La solemnidad de la Asunción de María en cuerpo y alma al cielo celebra un misterio importante de nuestra fe. Es un dogma que pone de relieve una verdad cristiana para quienes siguen a Jesús, pero también para toda una sociedad incrédula o que no logra entender este gran misterio. Se sabe que la devoción a María es uno de los aspectos más bellos de la piedad y parte esencial del verdadero espíritu cristiano.
La Asunción de María nos señala que Dios ve como algo de gran valor el cuerpo y el alma que forman a la persona humana. No obstante, si María fue tan extraordinaria, preguntémonos si personas comunes como nosotros podemos ser partícipes de algunos de sus privilegios, como tener una vida bienaventurada. La oración de la liturgia nos dice que sí, se puede aspirar a las realidades divinas a pesar de nuestro pecado; siempre y cuando nuestros actos se asemejen y alcancen la vida virtuosa que ella practicó.
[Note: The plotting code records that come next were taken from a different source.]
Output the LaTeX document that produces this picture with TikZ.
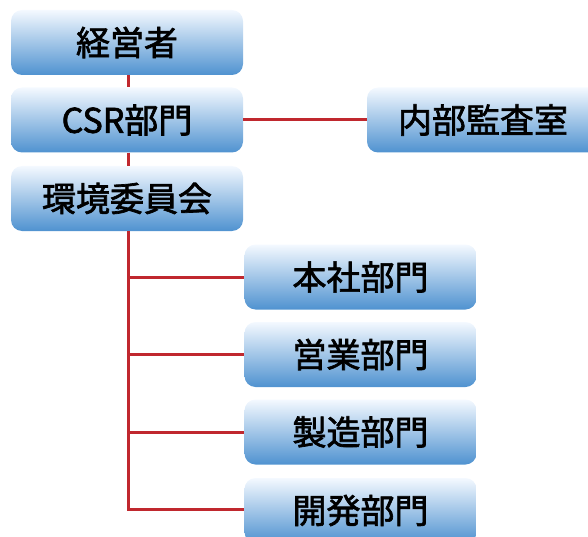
\documentclass[tikz,border=0pt]{standalone}
\usepackage{fontspec}
\newfontfamily\cjk[FakeBold=2]{Noto Sans CJK JP}
\definecolor{boxtop}{HTML}{F4F9FF}
\definecolor{boxbot}{HTML}{4F92D0}
\definecolor{linered}{HTML}{C0282E}
\begin{document}
\begin{tikzpicture}[x=1pt,y=-1pt,
  orgbox/.style={rounded corners=11pt, top color=boxtop, bottom color=boxbot, draw=none,
    minimum width=232pt, minimum height=65pt, inner sep=0pt,
    font=\cjk\fontsize{34}{36}\selectfont, text=black},
  link/.style={draw=linered, line width=3pt}]
\useasboundingbox (0,0) rectangle (588,537);
\node[orgbox] (ceo) at (127,42.5) {経営者};
\node[orgbox] (csr) at (127,120) {CSR部門};
\node[orgbox] (env) at (127,198.5) {環境委員会};
\node[orgbox] (audit) at (483,120) {内部監査室};
\node[orgbox] (hq) at (360.5,277) {本社部門};
\node[orgbox] (sales) at (360.5,354.5) {営業部門};
\node[orgbox] (mfg) at (360.5,432) {製造部門};
\node[orgbox] (dev) at (360.5,510.5) {開発部門};
\coordinate (trunk) at (128,509);
\draw[link] (ceo.south -| trunk) -- (csr.north -| trunk);
\draw[link] (csr.south -| trunk) -- (env.north -| trunk);
\draw[link] (csr.east) -- (audit.west);
\draw[link] (env.south -| trunk) -- (trunk) -- (dev.west |- trunk);
\draw[link] (hq.west -| trunk) -- (hq.west);
\draw[link] (sales.west -| trunk) -- (sales.west);
\draw[link] (mfg.west -| trunk) -- (mfg.west);
\end{tikzpicture}
\end{document}
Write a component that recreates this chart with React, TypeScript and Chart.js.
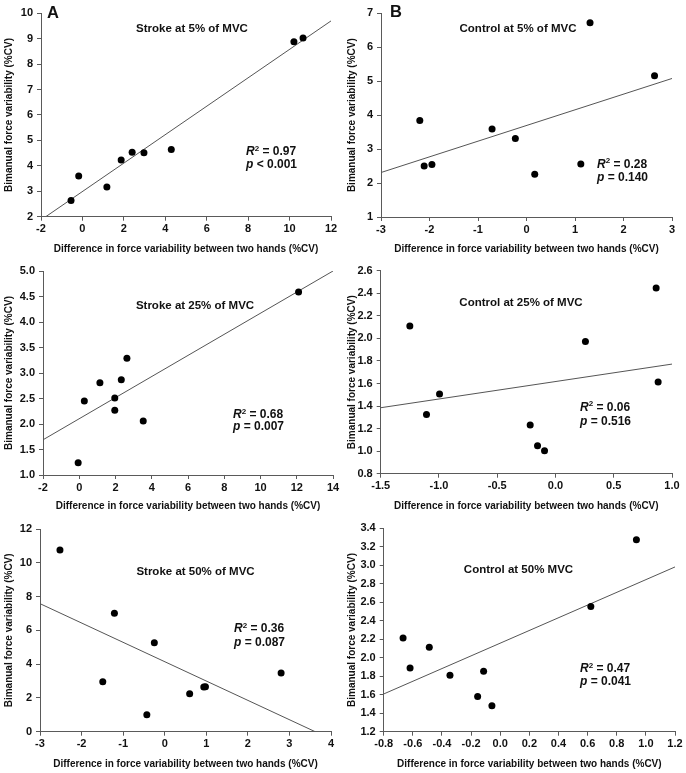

Las palabras de María evocan hasta nuestros días aquella alegría que experimentó al levar a Jesús en su vientre: Desde ahora dichosa… Es una profecía que como cristianos debemos hacer vida. En el Magníficat, María expresa los sentimientos y actitudes de compromiso, esperanza y confianza en el poder de Dios; por lo tanto, ella es portavoz cualificada de los discípulos de Jesús y de los pobres que esperan atención. Es un signo de esperanza para la Iglesia y sello innegable de que tomaremos parte en la resurrección de Cristo. Es cierto que Jesús, por ser Dios, está en el cielo; pero ¿qué sucede con nosotros? En este sentido, María, sin tener pecado alguno, no dejó de ser humana. Ella no es divina, pero Dios Padre la levantó de entre los muertos y la Iglesia confirma que esta verdad contiene la promesa reconfortante de que Dios también nos levantará a nosotros en el día de la resurrección.
“Porque el Todopoderoso ha hecho en mí grandes cosas: ¡su Nombre es santo!” . Lc 1, 49.